An overview on Big Data

An overview on Big Data

Article by Johann Mifsud Executive at eSkills Malta Foundation published on The Sunday Times of Malta on 14.11.2021

Big Data technology has been working in the background in a wide range of sectors for more than a decade. Practically all activities of our daily lives have some sort of a digital footprint, organisations both public and private, are finding ways to extract wealth out of this Data gold mine.

Areas of application of Big data projects span a wide range of industries, such as healthcare, financial services, transport, logistics, and customer service, being typical examples.

But what does Big data mean?

In essence, Big data means large sets of data originating from different sources and processed in separate storage for the sole purpose of analysis. The ultimate goal is that of reaping valuable and actionable information from this data that translates into value. To visualise, one might take a simplistic example, that of a supermarket chain. The chain managers use analytics on the purchase data of thousands of customers across hundreds of stores, possibly uncovering hidden buying patterns. In turn, actions such as product placement on shelves might result in more sales.

As we shall see shortly, much of the data is generated in real-time and on a vast scale, as dictated by the sources involved. These may be multinational eCommerce websites with thousands of transactions per minute, or social media platforms with millions of users, with an aggregate of billions of posts a day.

Over the years, the concept of big data has evolved to include more characteristics in addition to the original three it was defined earlier on, resulting in five, eight or even more. For the purpose of this article, however, we shall focus on five characteristics, also known as “Vs” or 5V model. The 5V big data model is often depicted as a pyramid with volume at its base and Value at its apex.

The first V is Volume.
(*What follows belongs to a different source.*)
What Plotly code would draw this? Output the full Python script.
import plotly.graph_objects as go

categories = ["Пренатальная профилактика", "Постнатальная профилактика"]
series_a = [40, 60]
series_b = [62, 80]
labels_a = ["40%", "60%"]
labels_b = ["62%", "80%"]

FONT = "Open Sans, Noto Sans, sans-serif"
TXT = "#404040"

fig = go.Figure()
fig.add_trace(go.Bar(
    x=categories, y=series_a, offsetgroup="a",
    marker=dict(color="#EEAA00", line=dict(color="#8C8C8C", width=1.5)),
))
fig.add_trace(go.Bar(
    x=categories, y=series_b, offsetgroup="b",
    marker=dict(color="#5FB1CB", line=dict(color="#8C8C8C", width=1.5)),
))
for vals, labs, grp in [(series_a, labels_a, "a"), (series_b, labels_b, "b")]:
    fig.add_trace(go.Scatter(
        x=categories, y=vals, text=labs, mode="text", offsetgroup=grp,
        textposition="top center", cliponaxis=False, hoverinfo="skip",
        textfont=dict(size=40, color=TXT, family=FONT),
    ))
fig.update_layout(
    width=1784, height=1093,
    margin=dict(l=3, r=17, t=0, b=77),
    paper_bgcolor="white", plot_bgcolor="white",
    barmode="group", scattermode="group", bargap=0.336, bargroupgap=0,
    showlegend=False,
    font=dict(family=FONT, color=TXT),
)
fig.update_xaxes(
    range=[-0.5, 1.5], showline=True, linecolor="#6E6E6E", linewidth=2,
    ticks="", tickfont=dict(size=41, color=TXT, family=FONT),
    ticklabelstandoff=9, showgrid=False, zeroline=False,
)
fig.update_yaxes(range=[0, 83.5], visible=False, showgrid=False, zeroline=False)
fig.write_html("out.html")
As both individually as well as businesses utilise digital tools in our activities the amounts of data we generate rose exponentially. It is easy to see that the data collected adds up to billions of data points a day.
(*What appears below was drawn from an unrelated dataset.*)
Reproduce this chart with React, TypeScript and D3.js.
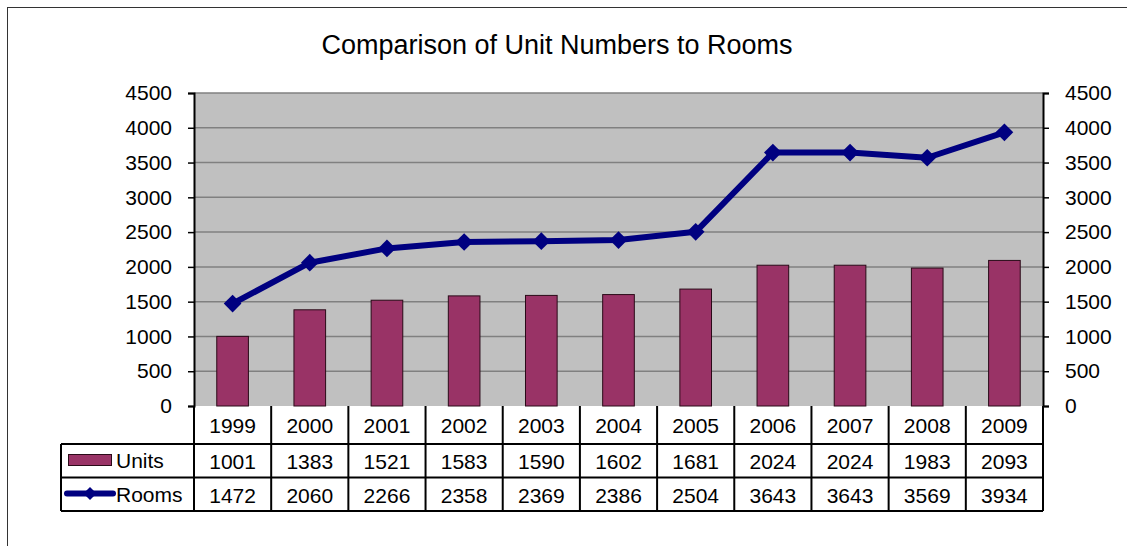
import React, { useRef, useEffect } from 'react';
import * as d3 from 'd3';

const years = ['1999', '2000', '2001', '2002', '2003', '2004', '2005', '2006', '2007', '2008', '2009'];
const units = [1001, 1383, 1521, 1583, 1590, 1602, 1681, 2024, 2024, 1983, 2093];
const rooms = [1472, 2060, 2266, 2358, 2369, 2386, 2504, 3643, 3643, 3569, 3934];
const yTicks = [0, 500, 1000, 1500, 2000, 2500, 3000, 3500, 4000, 4500];

const App = () => {
  const ref = useRef<SVGSVGElement>(null);

  useEffect(() => {
    const svg = d3.select(ref.current);
    svg.selectAll('*').remove();

    const font = '"Liberation Sans", Arial, sans-serif';
    const fs = '21px';
    const left = 194;
    const right = 1043;
    const top = 93;
    const bottom = 406;
    const legendLeft = 61;

    const x = d3.scaleBand<string>().domain(years).range([left, right]);
    const y = d3.scaleLinear().domain([0, 4500]).range([bottom, top]);

    // outer frame
    svg.append('rect')
      .attr('x', 7.5).attr('y', 7.5)
      .attr('width', 1130).attr('height', 560)
      .attr('fill', '#fff').attr('stroke', '#333').attr('stroke-width', 1);

    svg.append('text')
      .attr('x', 557).attr('y', 54)
      .attr('text-anchor', 'middle')
      .style('font-family', font).style('font-size', '27px')
      .text('Comparison of Unit Numbers to Rooms');

    // plot background
    svg.append('rect')
      .attr('x', left).attr('y', top)
      .attr('width', right - left).attr('height', bottom - top)
      .attr('fill', '#c0c0c0');

    // gridlines
    svg.append('g')
      .selectAll('line')
      .data(yTicks.filter((d) => d > 0))
      .join('line')
      .attr('x1', left).attr('x2', right)
      .attr('y1', (d) => y(d)).attr('y2', (d) => y(d))
      .attr('stroke', '#808080').attr('stroke-width', 1.5);

    // bars
    const bw = x.bandwidth() * 0.41;
    svg.append('g')
      .selectAll('rect')
      .data(units)
      .join('rect')
      .attr('x', (d, i) => x(years[i])! + x.bandwidth() / 2 - bw / 2)
      .attr('y', (d) => y(d))
      .attr('width', bw)
      .attr('height', (d) => bottom - y(d))
      .attr('fill', '#993366')
      .attr('stroke', '#2a0a18').attr('stroke-width', 1);

    // axes
    const fmt = d3.format('d');
    const axisL = d3.axisLeft(y).tickValues(yTicks).tickFormat(fmt as any).tickSize(6).tickPadding(16);
    const gL = svg.append('g').attr('transform', `translate(${left},0)`).call(axisL);
    const axisR = d3.axisRight(y).tickValues(yTicks).tickFormat(fmt as any).tickSize(6).tickPadding(16);
    const gR = svg.append('g').attr('transform', `translate(${right},0)`).call(axisR);
    [gL, gR].forEach((g) => {
      g.select('.domain').attr('stroke', '#000').attr('stroke-width', 2);
      g.selectAll('.tick line').attr('stroke', '#000').attr('stroke-width', 1.5);
      g.selectAll('.tick text')
        .attr('fill', '#000')
        .style('font-family', font).style('font-size', fs);
    });

    // rooms line
    const cx = (i: number) => x(years[i])! + x.bandwidth() / 2;
    const line = d3.line<number>().x((d, i) => cx(i)).y((d) => y(d));
    svg.append('path')
      .datum(rooms)
      .attr('d', line)
      .attr('fill', 'none')
      .attr('stroke', '#000080').attr('stroke-width', 6)
      .attr('stroke-linejoin', 'round');

    const diamond = d3.symbol().type(d3.symbolDiamond2).size(200);
    svg.append('g')
      .selectAll('path')
      .data(rooms)
      .join('path')
      .attr('d', diamond)
      .attr('transform', (d, i) => `translate(${cx(i)},${y(d)})`)
      .attr('fill', '#000080');

    // data table
    const tbl = svg.append('g');
    const r1 = 444;
    const r2 = 477.5;
    const r3 = 511;
    const hline = (yy: number) =>
      tbl.append('line').attr('x1', legendLeft).attr('x2', right).attr('y1', yy).attr('y2', yy)
        .attr('stroke', '#000').attr('stroke-width', 2);
    [r1, r2, r3].forEach(hline);
    tbl.append('line').attr('x1', legendLeft).attr('x2', legendLeft).attr('y1', r1).attr('y2', r3)
      .attr('stroke', '#000').attr('stroke-width', 2);

    const edges = [...years.map((yr) => x(yr)!), right];
    tbl.selectAll('.vline')
      .data(edges)
      .join('line')
      .attr('class', 'vline')
      .attr('x1', (d) => d).attr('x2', (d) => d)
      .attr('y1', bottom).attr('y2', r3)
      .attr('stroke', '#000').attr('stroke-width', 2);

    const rows = [
      { vals: years, yPos: 425 },
      { vals: units.map(String), yPos: 461 },
      { vals: rooms.map(String), yPos: 495 },
    ];
    rows.forEach((row) => {
      tbl.append('g')
        .selectAll('text')
        .data(row.vals)
        .join('text')
        .attr('x', (d, i) => cx(i))
        .attr('y', row.yPos)
        .attr('dy', '0.36em')
        .attr('text-anchor', 'middle')
        .style('font-family', font).style('font-size', fs)
        .text((d) => d);
    });

    // legend keys
    svg.append('rect')
      .attr('x', 68.5).attr('y', 454.5)
      .attr('width', 43).attr('height', 11)
      .attr('fill', '#993366').attr('stroke', '#2a0a18').attr('stroke-width', 1);
    svg.append('text')
      .attr('x', 116).attr('y', 460).attr('dy', '0.36em')
      .style('font-family', font).style('font-size', fs)
      .text('Units');

    const ly = 493.5;
    svg.append('line')
      .attr('x1', 67).attr('x2', 113).attr('y1', ly).attr('y2', ly)
      .attr('stroke', '#000080').attr('stroke-width', 6).attr('stroke-linecap', 'round');
    svg.append('path')
      .attr('d', d3.symbol().type(d3.symbolDiamond2).size(110))
      .attr('transform', `translate(90,${ly})`)
      .attr('fill', '#000080');
    svg.append('text')
      .attr('x', 116).attr('y', ly + 1).attr('dy', '0.36em')
      .style('font-family', font).style('font-size', fs)
      .text('Rooms');
  }, []);

  return <svg ref={ref} width={1127} height={546} style={{ position: 'absolute', left: 0, top: 0 }}></svg>;
};

export default App;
The second V is Velocity, information has to flow as quickly as possible. One could visualize the importance of velocity if, for instance, consulting a traffic map that uses Big data to make real-time recommendations on alternative routes as the situation evolves in real-time. An app with a few minutes delay would be totally useless.
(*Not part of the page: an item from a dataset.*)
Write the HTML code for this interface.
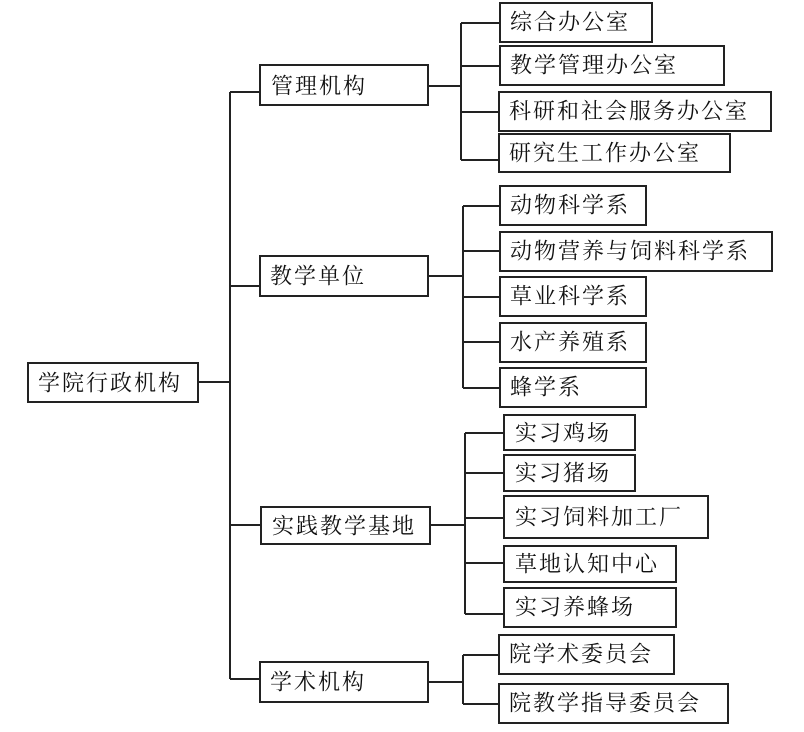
<!DOCTYPE html>
<html><head><meta charset="utf-8"><style>
html,body{margin:0;padding:0;background:#fff;}
svg text{font-family:"Liberation Serif","Noto Serif CJK SC","Noto Sans CJK SC",serif;font-size:22px;fill:#111;letter-spacing:2px;dominant-baseline:central;}
</style></head><body>
<svg width="804" height="727" viewBox="0 0 804 727" xmlns="http://www.w3.org/2000/svg">
<g fill="#fff" stroke="#222" stroke-width="2">
<rect x="28" y="363" width="170" height="39"/>
<rect x="260" y="65" width="168" height="40"/>
<rect x="260" y="256" width="168" height="40"/>
<rect x="261" y="507" width="169" height="37"/>
<rect x="260" y="662" width="168" height="40"/>
<rect x="500" y="3" width="152" height="39"/>
<rect x="500" y="46" width="224" height="39"/>
<rect x="499" y="92" width="272" height="39"/>
<rect x="499" y="134" width="231" height="38"/>
<rect x="500" y="186" width="146" height="39"/>
<rect x="500" y="232" width="272" height="39"/>
<rect x="500" y="277" width="146" height="39"/>
<rect x="500" y="323" width="146" height="39"/>
<rect x="500" y="368" width="146" height="39"/>
<rect x="504" y="415" width="131" height="35"/>
<rect x="504" y="455" width="131" height="36"/>
<rect x="504" y="496" width="204" height="42"/>
<rect x="504" y="546" width="172" height="36"/>
<rect x="504" y="588" width="172" height="39"/>
<rect x="499" y="635" width="175" height="39"/>
<rect x="499" y="684" width="229" height="39"/>
</g>
<g stroke="#222" stroke-width="2" fill="none">
<path d="M198 382H230M230 92V679M230 92H260M230 286H260M230 525H261M230 679H260"/>
<path d="M428 86H461M461 23V160M461 23H500M461 66H500M461 112H499M461 160H499"/>
<path d="M428 276H463M463 206V388M463 206H500M463 251H500M463 297H500M463 342H500M463 388H500"/>
<path d="M430 525H465M465 433V614M465 433H504M465 473H504M465 518H504M465 563H504M465 614H504"/>
<path d="M428 682H463M463 655V704M463 655H499M463 704H499"/>
</g>
<text x="38" y="383">学院行政机构</text>
<text x="271" y="86">管理机构</text>
<text x="270" y="276">教学单位</text>
<text x="272" y="526">实践教学基地</text>
<text x="270" y="682">学术机构</text>
<text x="510" y="22">综合办公室</text>
<text x="510" y="65">教学管理办公室</text>
<text x="509" y="111">科研和社会服务办公室</text>
<text x="509" y="153">研究生工作办公室</text>
<text x="510" y="205">动物科学系</text>
<text x="510" y="251">动物营养与饲料科学系</text>
<text x="510" y="296">草业科学系</text>
<text x="510" y="342">水产养殖系</text>
<text x="510" y="387">蜂学系</text>
<text x="515" y="433">实习鸡场</text>
<text x="515" y="473">实习猪场</text>
<text x="515" y="517">实习饲料加工厂</text>
<text x="515" y="564">草地认知中心</text>
<text x="515" y="607">实习养蜂场</text>
<text x="509" y="654">院学术委员会</text>
<text x="509" y="703">院教学指导委员会</text>
</svg>
</body></html>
The third V of big data is variety, referring to many types of data streams and relative sources. Depending on the area of activity, many different sources are correlated to yield a complete picture. For instance, some countries adopted a mobile app. to track and flag potential exposure to covid of individuals by combining medical status with GPS location and other data from their smartphone.

The fourth V is veracity referring to the quality of data, in that it conveys an accurate representation of the particular real-life context.

The fifth V is for value sits at the apex of the pyramid. Here the insights are converted to decisions that in turn translate to tangible benefits and value. In addition to business intelligence analytics, the marriage of big data with AI technologies come into play. These provide deviation detection, probability of future outcome and Pattern recognition functionality on the large volumes of data sets otherwise simply not possible by human intervention.

If we take the applications that are already in existence, as well as what we can expect in the near future in two sectors, financial services and healthcare, respectively, these would be the following:

Financial services were able to leverage information about their customers, including transaction data, banking records, credit histories, spending patterns and financial assets, be armed in order to expand their businesses to build new targeted services based on the knowledge acquired from big data about their customers.

In healthcare, examples are treatment improvement and outbreak progression. In the first, it translates to more effective treatment at a lower cost. The second predicts outbreaks of future pandemics and identifies clusters to reduce the impact of disease and human suffering.

The trend shows we can expect more organisations to recognise the value of the data they generate and thus embark on projects geared toward leveraging it. The resulting demand for Big Data experts and associated fields can only be expected to grow.

This article was prepared by collating various publicly available online sources.